Are gay rights 'civil rights'?





...Last January, four dozen gay and lesbian activists gathered for a center retreat overlooking the Smoky Mountains to get inspiration on how they could show—not just tell—America that their rights are being violated.

But how? There are no “heterosexuals only” Woolworth counters where gays and lesbians can protest segregation; even Woolworth itself is long gone from the U.S. “We needed to create the urgency and critical mass to stop the injustice towards our community,” says Robin McGehee, a mother of two and cofounder of the civil-disobedience group that was formed during those five days in Tennessee, called GetEQUAL. “What are our lunch-counter images?”

As the fight over same-sex marriage and “don’t ask, don’t tell” rages in the courts, Congress, and the media, gay activists and their allies are invoking the language and imagery of the civil-rights battles of a half century ago....

The rhetoric has inspired gays and lesbians. But it has also galvanized their opponents, who say homosexuals are fighting for “special rights,” not civil rights....

Underlying the resentment among many African-Americans is the belief that gays and lesbians can “pass” in straight, white America, and therefore enjoy advantages blacks never could because of their skin color....

Even as they invoke the civil-rights struggle, GetEQUAL’s members are trying to be politic.

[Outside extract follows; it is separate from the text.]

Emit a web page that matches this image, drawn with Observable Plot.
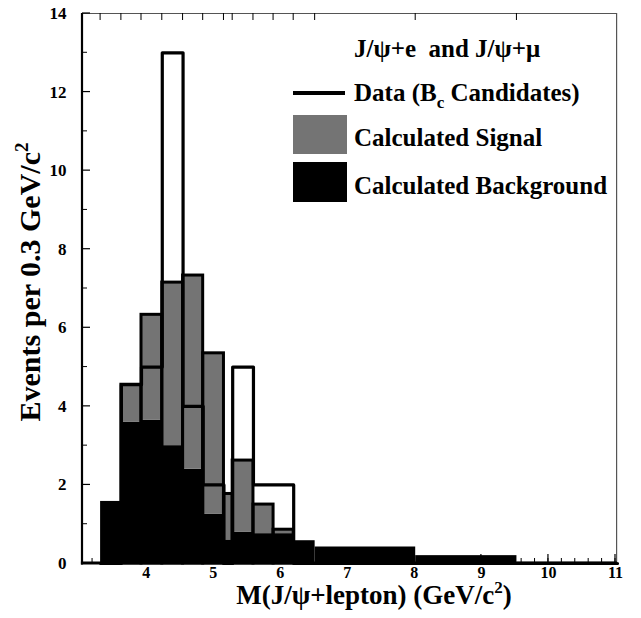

Philanthropist Jonathan Lewis and his family, who have funneled a half-million dollars to create and support GetEQUAL’s efforts, says gays and lesbians are absorbing lessons and inspiration from the civil-rights movement, not taking away its importance. “Our movement is not the same,” he says. “Yes, it’s not life or death every day like the civil-rights movement was,” says Michelle Wright, who is African-American and became involved in GetEQUAL after coming out last year. “But it’s still discrimination, and therefore it’s wrong.” Now she and her fellow activists just need to get the rest of America to see it that way. So they will continue searching, however long it takes, for their movement’s own lunch-counter image.